## begin
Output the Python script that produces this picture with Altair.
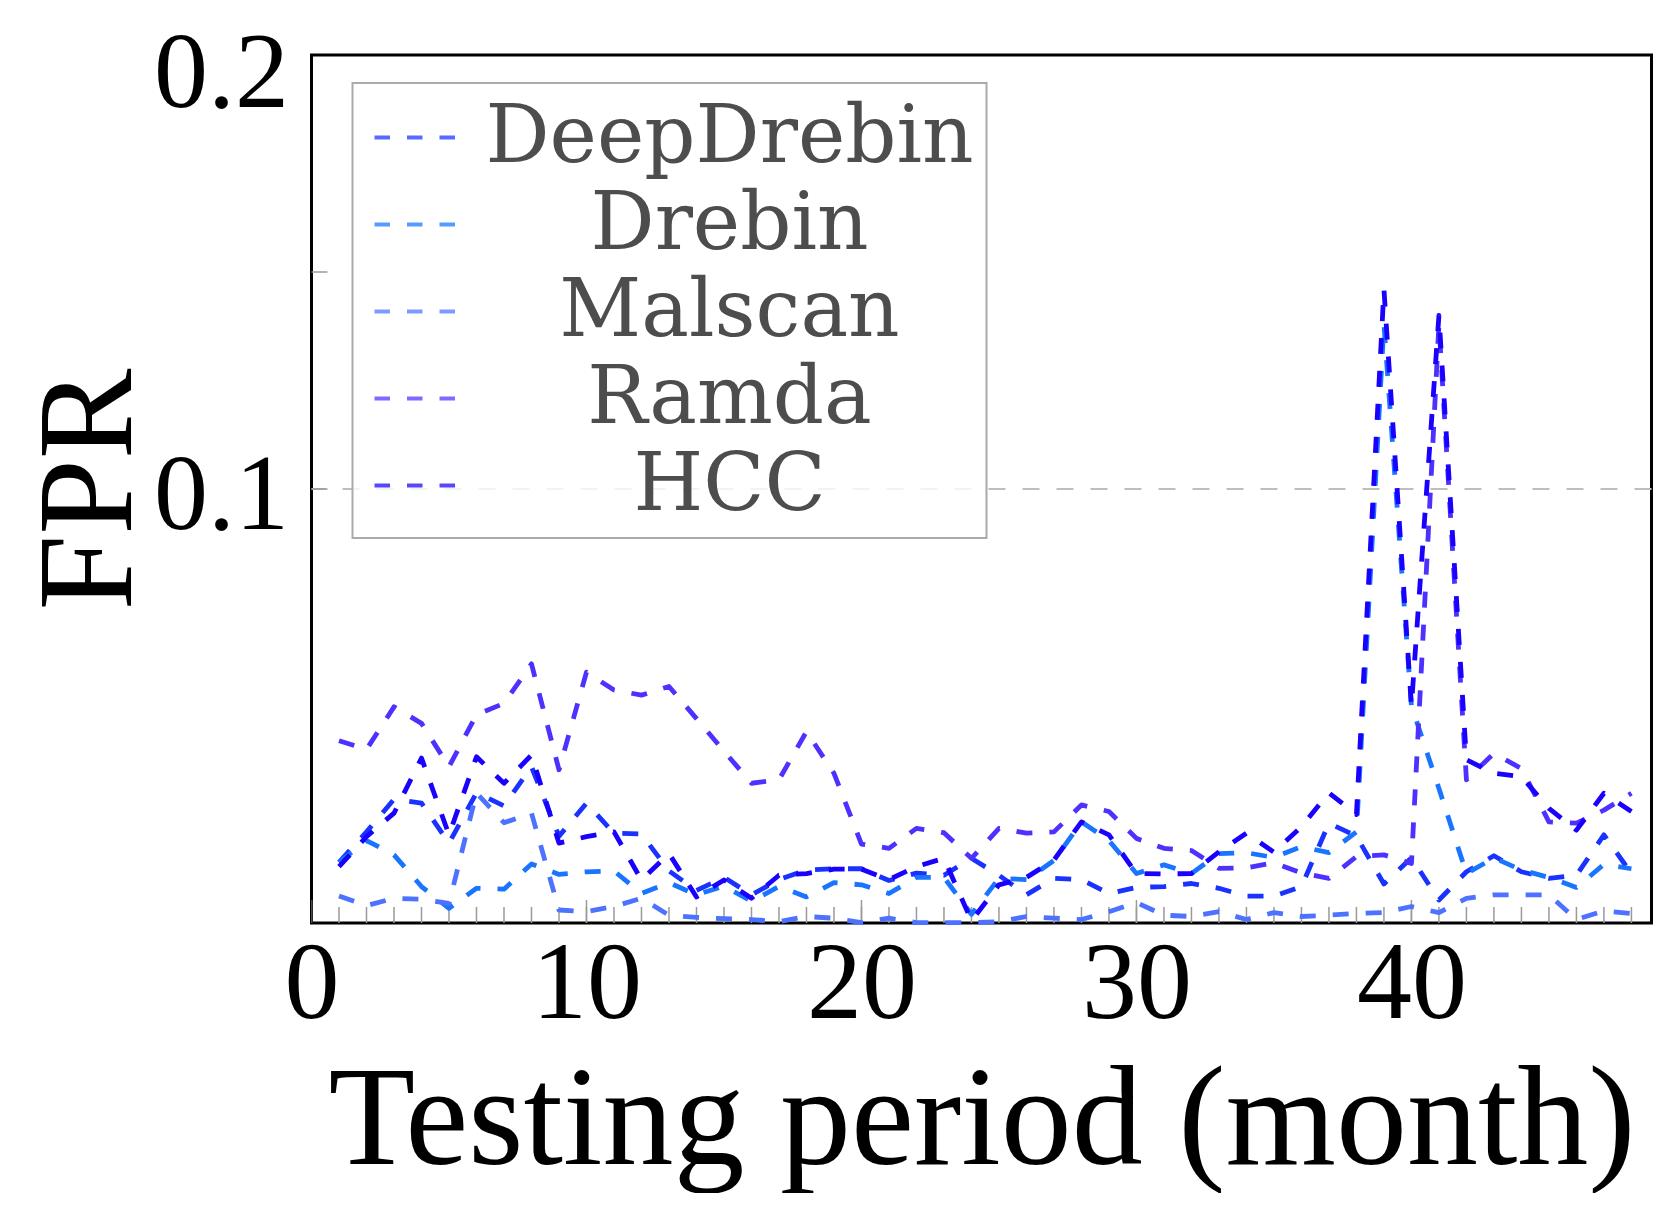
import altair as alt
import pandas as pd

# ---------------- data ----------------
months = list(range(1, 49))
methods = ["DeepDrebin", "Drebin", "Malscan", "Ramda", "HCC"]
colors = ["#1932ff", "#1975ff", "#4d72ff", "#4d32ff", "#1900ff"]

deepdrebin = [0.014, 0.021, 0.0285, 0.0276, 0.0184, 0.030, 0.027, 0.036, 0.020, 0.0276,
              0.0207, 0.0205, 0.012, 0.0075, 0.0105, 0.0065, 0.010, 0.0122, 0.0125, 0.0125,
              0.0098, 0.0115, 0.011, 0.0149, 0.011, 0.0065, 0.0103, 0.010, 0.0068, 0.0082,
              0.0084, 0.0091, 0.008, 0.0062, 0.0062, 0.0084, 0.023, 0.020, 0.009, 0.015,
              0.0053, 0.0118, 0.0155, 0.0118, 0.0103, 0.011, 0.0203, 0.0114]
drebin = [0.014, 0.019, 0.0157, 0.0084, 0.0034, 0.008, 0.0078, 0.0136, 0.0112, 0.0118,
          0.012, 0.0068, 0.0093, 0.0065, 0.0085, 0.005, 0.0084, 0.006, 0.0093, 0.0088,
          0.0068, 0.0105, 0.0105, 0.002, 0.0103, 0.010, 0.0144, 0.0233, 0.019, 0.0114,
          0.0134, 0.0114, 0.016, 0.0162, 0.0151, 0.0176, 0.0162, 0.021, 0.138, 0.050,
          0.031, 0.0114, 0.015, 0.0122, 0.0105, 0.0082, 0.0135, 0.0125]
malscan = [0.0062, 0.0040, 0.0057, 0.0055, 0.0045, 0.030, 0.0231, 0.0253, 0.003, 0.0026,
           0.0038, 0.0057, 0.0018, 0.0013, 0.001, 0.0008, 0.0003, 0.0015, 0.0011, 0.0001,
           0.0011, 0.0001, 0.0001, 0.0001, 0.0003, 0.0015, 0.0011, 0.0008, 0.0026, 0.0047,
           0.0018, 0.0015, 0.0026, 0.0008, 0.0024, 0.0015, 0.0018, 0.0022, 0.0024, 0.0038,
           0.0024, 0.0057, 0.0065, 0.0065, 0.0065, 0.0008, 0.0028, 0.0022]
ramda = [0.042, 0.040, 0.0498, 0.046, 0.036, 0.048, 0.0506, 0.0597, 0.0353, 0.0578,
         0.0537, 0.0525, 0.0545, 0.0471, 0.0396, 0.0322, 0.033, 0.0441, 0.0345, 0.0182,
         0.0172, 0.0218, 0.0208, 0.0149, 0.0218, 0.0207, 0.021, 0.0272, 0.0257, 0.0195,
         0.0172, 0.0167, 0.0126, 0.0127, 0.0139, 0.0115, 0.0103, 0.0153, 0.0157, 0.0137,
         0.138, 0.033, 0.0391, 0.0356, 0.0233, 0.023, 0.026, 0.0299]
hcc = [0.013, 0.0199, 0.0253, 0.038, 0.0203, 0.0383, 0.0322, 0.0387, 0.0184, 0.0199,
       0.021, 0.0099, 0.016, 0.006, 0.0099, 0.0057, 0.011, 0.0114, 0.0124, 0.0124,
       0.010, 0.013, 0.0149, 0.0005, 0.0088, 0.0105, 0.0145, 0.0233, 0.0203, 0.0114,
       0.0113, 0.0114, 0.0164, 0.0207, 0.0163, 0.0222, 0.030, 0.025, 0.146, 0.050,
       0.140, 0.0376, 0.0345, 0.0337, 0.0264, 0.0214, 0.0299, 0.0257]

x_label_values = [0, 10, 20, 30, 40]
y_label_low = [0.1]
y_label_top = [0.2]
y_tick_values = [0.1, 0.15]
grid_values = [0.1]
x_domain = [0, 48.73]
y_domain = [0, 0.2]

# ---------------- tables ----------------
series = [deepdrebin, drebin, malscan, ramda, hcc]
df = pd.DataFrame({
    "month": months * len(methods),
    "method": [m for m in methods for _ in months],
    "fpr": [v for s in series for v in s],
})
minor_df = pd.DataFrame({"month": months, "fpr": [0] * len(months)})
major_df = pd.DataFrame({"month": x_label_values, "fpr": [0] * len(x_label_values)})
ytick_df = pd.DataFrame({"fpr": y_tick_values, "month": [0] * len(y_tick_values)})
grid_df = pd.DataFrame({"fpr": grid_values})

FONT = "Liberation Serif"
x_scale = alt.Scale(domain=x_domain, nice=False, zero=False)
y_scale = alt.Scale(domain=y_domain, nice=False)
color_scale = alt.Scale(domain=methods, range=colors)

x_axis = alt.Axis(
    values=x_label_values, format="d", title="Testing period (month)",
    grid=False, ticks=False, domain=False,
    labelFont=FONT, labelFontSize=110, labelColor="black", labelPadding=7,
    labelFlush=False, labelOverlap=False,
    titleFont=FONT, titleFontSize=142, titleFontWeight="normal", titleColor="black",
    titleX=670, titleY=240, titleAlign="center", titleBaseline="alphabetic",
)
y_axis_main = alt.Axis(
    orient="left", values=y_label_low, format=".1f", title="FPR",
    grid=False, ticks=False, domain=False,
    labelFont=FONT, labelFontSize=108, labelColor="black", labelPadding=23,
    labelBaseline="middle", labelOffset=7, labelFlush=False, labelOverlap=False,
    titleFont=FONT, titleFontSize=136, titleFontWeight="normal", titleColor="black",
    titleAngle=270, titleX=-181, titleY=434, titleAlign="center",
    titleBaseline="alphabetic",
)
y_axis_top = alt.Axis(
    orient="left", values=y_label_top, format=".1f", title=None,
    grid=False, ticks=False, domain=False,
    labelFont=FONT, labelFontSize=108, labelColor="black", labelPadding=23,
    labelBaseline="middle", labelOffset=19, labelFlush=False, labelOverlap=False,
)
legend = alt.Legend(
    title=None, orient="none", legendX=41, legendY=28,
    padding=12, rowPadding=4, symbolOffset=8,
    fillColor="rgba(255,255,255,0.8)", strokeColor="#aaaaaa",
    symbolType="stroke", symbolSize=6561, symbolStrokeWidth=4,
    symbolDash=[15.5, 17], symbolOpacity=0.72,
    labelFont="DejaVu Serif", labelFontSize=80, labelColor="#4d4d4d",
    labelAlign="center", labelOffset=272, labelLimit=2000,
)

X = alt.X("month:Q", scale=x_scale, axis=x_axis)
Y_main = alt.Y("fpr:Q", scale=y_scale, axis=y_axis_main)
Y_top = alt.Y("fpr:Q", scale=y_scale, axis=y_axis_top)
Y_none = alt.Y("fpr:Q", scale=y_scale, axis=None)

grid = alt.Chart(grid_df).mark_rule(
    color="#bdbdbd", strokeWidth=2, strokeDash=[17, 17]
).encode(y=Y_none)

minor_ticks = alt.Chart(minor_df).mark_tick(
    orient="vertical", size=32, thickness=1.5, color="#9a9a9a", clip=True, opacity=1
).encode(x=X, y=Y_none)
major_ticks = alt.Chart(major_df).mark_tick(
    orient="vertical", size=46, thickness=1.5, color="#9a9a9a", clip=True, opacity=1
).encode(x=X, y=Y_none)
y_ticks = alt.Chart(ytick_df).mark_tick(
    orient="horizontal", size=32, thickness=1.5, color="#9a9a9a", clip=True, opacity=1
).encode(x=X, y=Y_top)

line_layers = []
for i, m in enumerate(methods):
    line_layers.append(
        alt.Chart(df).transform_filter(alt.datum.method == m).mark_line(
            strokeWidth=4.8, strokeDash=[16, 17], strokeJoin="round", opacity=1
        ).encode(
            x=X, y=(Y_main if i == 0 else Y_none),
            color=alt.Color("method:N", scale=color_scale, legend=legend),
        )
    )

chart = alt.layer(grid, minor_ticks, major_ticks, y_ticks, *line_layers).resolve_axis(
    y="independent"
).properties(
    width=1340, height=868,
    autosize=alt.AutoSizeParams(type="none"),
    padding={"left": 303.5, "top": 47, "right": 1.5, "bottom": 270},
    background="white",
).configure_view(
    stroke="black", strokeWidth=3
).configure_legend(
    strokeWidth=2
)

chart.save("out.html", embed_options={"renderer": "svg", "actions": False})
## end
Request:
Give again, word for word, every line from the top of the data through the line with "import pandas as pd", both ends included, and exclude the pictures.

Solved exercise:
Output the Python script that produces this picture with Altair.
import altair as alt
import pandas as pd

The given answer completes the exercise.